By presidential order dated October 13, 1995, the President delegated original classification authority to the Vice President under Executive Order 12958, along with other officials in the executive office of the President and various agency heads.
http://www.fas.org/sgp/clinton/oca.html
When the executive order was amended in 2003, that delegation of classification authority to the Vice President was not rescinded or modified. It remains in effect. Consequently, the Vice President's authority is comparable to that of the Secretary of Defense or the Secretary of State.
Furthermore, as ISOO director J. William Leonard explained in his January 9, 2007 letter to the Attorney General, a "plain text reading"
of the order indicates that the Office of the Vice President is subject to the order's requirements. He noted that the OVP is granted one particular exemption, concerning the order's mandatory declassification review provisions.
"This sole explicit reference for the purpose of exempting the OVP from a provision of the Order supports an interpretation that the rest of the Order does apply.... otherwise there would be no need for an exemption,"

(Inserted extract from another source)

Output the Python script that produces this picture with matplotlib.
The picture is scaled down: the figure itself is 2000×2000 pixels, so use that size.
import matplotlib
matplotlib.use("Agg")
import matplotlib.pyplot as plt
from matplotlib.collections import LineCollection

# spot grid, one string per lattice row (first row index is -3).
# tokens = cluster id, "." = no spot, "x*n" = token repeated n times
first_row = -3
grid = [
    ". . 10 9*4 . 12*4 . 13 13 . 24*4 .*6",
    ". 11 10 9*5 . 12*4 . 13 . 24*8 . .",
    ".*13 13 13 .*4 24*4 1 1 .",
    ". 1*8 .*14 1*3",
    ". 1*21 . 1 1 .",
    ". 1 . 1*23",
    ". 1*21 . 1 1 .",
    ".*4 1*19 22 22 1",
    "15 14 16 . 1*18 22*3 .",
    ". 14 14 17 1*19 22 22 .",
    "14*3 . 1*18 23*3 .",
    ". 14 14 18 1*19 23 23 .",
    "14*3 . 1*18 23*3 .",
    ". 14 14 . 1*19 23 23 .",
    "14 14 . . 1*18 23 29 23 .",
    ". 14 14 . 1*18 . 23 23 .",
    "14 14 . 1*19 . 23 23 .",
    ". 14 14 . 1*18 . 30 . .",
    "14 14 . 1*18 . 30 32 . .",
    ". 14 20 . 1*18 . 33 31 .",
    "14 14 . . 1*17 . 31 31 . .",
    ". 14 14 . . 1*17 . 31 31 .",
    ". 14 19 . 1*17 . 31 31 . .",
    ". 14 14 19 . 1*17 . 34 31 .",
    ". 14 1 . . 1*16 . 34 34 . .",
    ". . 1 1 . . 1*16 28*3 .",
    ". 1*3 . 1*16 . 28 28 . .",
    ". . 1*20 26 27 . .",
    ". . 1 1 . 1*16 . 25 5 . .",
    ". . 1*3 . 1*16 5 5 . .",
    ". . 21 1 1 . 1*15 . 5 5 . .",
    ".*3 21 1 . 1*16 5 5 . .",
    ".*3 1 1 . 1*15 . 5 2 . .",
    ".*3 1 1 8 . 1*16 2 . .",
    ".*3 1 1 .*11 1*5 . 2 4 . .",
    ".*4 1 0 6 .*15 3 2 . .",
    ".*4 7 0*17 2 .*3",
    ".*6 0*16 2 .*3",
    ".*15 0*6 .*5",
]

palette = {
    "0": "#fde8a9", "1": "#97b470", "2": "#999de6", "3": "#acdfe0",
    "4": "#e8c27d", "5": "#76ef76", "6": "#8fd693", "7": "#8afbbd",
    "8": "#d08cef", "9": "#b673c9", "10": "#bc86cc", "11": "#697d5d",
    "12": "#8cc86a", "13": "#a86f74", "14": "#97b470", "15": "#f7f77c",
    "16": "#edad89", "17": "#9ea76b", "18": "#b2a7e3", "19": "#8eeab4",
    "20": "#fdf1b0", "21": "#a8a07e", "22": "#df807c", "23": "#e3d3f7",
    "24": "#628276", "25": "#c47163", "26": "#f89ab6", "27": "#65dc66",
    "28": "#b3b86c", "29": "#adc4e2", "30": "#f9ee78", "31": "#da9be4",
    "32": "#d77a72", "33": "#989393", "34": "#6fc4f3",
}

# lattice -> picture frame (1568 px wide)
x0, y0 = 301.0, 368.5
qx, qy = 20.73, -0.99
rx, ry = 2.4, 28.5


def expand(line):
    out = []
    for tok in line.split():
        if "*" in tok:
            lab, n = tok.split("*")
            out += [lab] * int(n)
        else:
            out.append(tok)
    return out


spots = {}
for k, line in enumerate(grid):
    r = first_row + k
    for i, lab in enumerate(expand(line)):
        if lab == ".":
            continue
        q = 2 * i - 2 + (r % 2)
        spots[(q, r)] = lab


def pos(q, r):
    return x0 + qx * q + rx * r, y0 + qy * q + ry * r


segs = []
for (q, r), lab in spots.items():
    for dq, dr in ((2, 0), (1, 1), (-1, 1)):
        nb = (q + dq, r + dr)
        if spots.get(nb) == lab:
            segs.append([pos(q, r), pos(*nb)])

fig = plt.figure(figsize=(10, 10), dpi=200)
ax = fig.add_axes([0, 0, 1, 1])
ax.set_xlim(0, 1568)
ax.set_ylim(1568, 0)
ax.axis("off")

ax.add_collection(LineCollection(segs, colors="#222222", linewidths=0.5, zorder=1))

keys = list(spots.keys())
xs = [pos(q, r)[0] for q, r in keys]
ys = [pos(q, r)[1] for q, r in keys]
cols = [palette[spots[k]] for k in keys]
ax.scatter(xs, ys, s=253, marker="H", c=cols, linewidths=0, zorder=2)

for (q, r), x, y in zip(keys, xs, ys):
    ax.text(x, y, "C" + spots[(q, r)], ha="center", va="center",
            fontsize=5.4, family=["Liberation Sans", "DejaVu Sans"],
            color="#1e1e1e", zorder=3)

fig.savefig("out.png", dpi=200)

Mr. Leonard flawlessly argued.
By contrast, reported Michael Abramowitz in the Washington Post (June 27), "Addington did not cite specific language in the executive order supporting [his] view, and a Cheney spokeswoman could not point to such language last night. But spokeswoman Lee Anne McBride said the intent of the order, as expressed by White House officials in recent days, was 'not for the VP to be separated from the president on this reporting requirement'."
The President could amend the executive order at a moment's notice to exempt the Vice President from oversight. Or the Attorney General could render an interpretation of the order that favors the Vice President's position. But neither action has been taken.
Instead, the White House simply insists that the executive order does not mean what a "plain text reading" says that it means. By doing so, it degrades the machinery of government.


Comments: 8
What corrective appropriations action could be taken? Maybe cutting off all funding for the VP's office? Doesn't Dick Durbin care about the chaos that would result from a precipitous withdrawal from the VP's office? If the American people find out that we can get along just fine without a VP, then the terrorists win.
Finally, I smell a firestorm brewing and I am getting my box of Sta-Puft marshmallows ready.